Dabei verpflichten mehrere internationale Abkommen – darunter die UN-Konvention gegen Korruption – die Bundesregierung, die bisher laxen Vorschriften gegen Bestechung oder Bestechlichkeit von Parlamentariern zu verschärfen. Auch der Bundesgerichtshof entschied voriges Jahr, der einschlägige Paragraf 108e des Strafgesetzbuchs sei "als praktisch bedeutungslose symbolische Gesetzgebung" anzusehen und reiche nicht aus, "alle strafwürdigen korruptiven Verhaltensweisen zu erfassen". Deshalb solle der Bundestag für Abhilfe sorgen.
Doch die Mehrheit der Parlamentarier weigert sich beharrlich. Ein Gesetzentwurf von Justizministerin Brigitte Zypries (SPD) wurde mit dem Hinweis abgelehnt, man wolle das mit einem Vorstoß aus der "Mitte des Bundestags" regeln. Die Arbeitsgruppe der Koalition aber brütet seit Monaten ohne Ergebnis.
Die Grünen wollen diese Hinhaltetaktik schon seit geraumer Zeit nicht mehr mitmachen. Einstimmig verabschiedete die Fraktion einen Gesetzentwurf. Die Grünen wollen den bislang zahnlosen Paragrafen 108e ordentlich aufrüsten. Ein Abgeordneter, der einen rechtswidrigen Vorteil für sich oder einen Dritten fordert, sich versprechen lässt oder annimmt, und zwar als Gegenleistung dafür, dass er in Ausübung seines Mandates eine "Handlung zur Vertretung oder Durchsetzung der Interessen des Leistenden oder eines Dritten vornimmt oder unterlässt", soll künftig mit bis zu fünf Jahren Haft bestraft werden.

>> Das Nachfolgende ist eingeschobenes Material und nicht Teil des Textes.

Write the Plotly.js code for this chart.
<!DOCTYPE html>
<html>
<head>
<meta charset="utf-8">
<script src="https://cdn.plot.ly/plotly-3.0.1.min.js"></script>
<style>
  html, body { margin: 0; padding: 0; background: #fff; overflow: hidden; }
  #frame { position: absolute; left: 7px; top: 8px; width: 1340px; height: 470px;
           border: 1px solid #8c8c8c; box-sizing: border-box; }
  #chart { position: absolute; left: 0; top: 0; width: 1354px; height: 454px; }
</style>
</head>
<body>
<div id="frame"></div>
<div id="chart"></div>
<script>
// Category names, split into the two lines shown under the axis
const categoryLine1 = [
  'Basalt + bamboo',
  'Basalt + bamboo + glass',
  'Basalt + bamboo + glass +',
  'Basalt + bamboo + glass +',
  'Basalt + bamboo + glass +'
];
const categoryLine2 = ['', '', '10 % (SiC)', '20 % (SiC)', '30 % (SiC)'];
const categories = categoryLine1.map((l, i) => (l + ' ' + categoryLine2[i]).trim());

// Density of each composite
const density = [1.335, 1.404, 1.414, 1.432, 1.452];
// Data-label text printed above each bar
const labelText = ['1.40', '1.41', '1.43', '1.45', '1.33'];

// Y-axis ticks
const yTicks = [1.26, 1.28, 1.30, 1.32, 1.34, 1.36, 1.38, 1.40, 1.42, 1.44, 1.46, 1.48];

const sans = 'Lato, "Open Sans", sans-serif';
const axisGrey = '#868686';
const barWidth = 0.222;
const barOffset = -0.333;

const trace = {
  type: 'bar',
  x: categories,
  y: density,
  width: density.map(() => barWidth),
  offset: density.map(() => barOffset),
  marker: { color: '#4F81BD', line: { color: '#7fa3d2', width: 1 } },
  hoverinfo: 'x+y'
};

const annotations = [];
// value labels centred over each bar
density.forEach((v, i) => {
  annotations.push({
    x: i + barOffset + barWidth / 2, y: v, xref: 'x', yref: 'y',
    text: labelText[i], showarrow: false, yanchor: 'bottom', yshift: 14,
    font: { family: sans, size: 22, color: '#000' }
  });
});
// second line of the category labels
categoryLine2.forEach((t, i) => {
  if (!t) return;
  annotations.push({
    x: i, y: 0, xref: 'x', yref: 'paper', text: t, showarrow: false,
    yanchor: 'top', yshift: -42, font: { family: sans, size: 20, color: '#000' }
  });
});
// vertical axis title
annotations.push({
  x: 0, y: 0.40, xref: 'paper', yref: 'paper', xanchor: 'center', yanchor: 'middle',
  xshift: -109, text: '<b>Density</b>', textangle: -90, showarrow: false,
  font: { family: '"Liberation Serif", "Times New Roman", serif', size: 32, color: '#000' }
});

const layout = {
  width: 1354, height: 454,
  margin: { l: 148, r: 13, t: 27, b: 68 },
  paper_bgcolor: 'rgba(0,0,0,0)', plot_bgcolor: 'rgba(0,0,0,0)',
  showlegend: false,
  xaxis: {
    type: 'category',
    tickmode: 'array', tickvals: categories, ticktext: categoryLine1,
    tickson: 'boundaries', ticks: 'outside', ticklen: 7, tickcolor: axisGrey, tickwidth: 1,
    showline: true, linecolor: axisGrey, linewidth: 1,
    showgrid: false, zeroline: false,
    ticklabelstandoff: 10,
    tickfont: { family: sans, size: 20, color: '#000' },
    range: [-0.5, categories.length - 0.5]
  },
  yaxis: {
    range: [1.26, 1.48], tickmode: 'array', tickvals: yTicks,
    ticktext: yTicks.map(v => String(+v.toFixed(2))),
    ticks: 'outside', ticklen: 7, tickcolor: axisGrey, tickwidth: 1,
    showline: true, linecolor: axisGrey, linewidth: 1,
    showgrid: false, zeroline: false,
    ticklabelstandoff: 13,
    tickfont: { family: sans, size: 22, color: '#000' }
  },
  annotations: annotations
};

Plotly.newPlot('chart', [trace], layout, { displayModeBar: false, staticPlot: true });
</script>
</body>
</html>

„Was viele nicht wissen: Die rot-grüne Bundesregierung hatte die jetzt existierenden Regeln im Jahr 2005 gegen die Stimmen von Union und Liberalen durchgesetzt. Und Union und FDP sind es auch, die seitdem eine Verschärfung immer wieder verhindern. Der Grund scheint auf der Hand zu liegen: CDU, CSU und FDP haben prozentual betrachtet mit Abstand die meisten Abgeordneten, die nebenbei arbeiten. Und so verwundert es nicht, dass sie zwar bei Steinbrück mehr Transparenz fordern, aber bei einer Neufassung der Regelungen eher zurückhaltend sind. Die Stunde der Populisten hat geschlagen“ (Panorama, NDR 11.10.2012.
Ob der Druck der Grünen hilft? Selbst Gesichtsverlust auf internationaler Ebene hat den Ehrgeiz der Regierung bislang nicht angestachelt. Als Angela Merkel im Mai afrikanische Geistliche zu Gast im Berliner Kanzleramt hatte, referierte der kongolesische Erzbischof Laurent Monsengwo Pasinya über schlechte Regierungsführung – und meinte damit nicht nur sein Land. „Auch Deutschland“, mahnte der Erzbischof, „hat die UN-Konvention gegen Korruption noch immer nicht ratifiziert“.